The U.S. Army Corps of Engineers will be felling Russian olives and other trees on the south side of the river as soon as weather permits to decrease the flood risk in the area.

But at least one South Jeffco resident is not happy about the impending removal.

“Everybody who goes out there loves that stretch,” said Lynette Galisewski, who takes her dog, Koda, to the park daily for exercise. “It’s everybody’s favorite stretch.”

In the summer, she said, many visitors let their dogs splash in the river, as the nearby ponds quickly become murky. The trees currently provide a small measure of shade.

Late last year, trees along the river’s north side were removed.

“It’s just such a butcher job on that north side. I’d hate to see that happen to the south side as well,” Galisewski said.

Despite the trees’ aesthetic appeal, they present a flood risk to the area, said civil engineer Dan Johnson.

“The Chatfield Dam was constructed for flood protection. (The stretch of river is) part of the constructed channel,” he said. “It was designed without the trees in there. … The trees reduce the ability to send the current amount of water downstream.”

Whether visitors are upset by the disappearance of the wooded area is of less concern than maintaining public safety, he said. Environmental concerns, such as ensuring that the endangered Preble’s meadow jumping mouse species wasn’t living in the area, also were examined, he said.

“The actual flood protection is the major determining factor,” Johnson said. “Making sure people are safe is more important.”

Popularity of the dog park has exploded in recent years, and potential concerns such as conflicts among dogs, their owners and other users of park space were evaluated in a 2008 survey. Changes to the dog park area this year could include additional fencing, gates, new paths or a reduction in the size of the actual dog-friendly area.

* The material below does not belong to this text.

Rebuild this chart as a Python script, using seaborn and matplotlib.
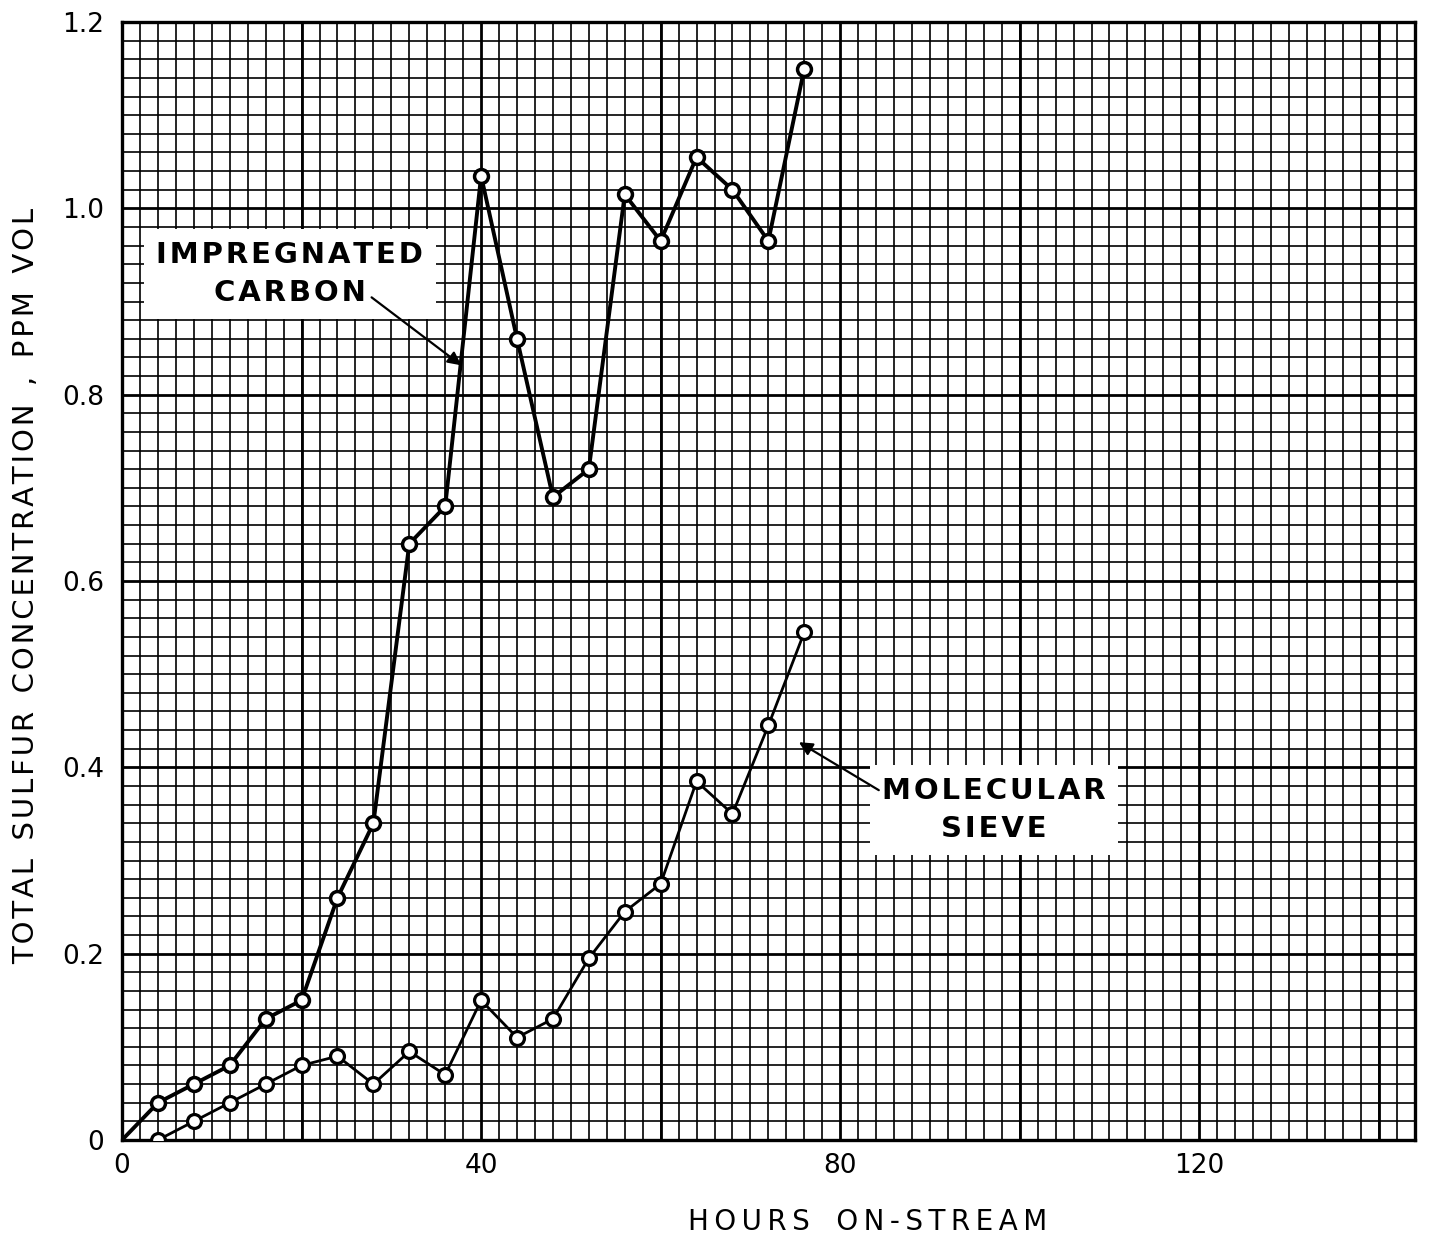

“We are hoping to present some information to the parks board here in January,” said assistant park manager Keith Kahler.

Upcoming modifications to the area would likely be made in the summer, he said.

The off-leash dog park, which originally was created as a hunting-dog training area, is currently Chatfield’s most heavily used attraction. Managing potential conflicts from bike accidents, dog bites and dogfights is essential to preserving safe and successful use of the area, he said.

“It is very busy,” Kahler said. “And this time of year it represents our biggest activity.”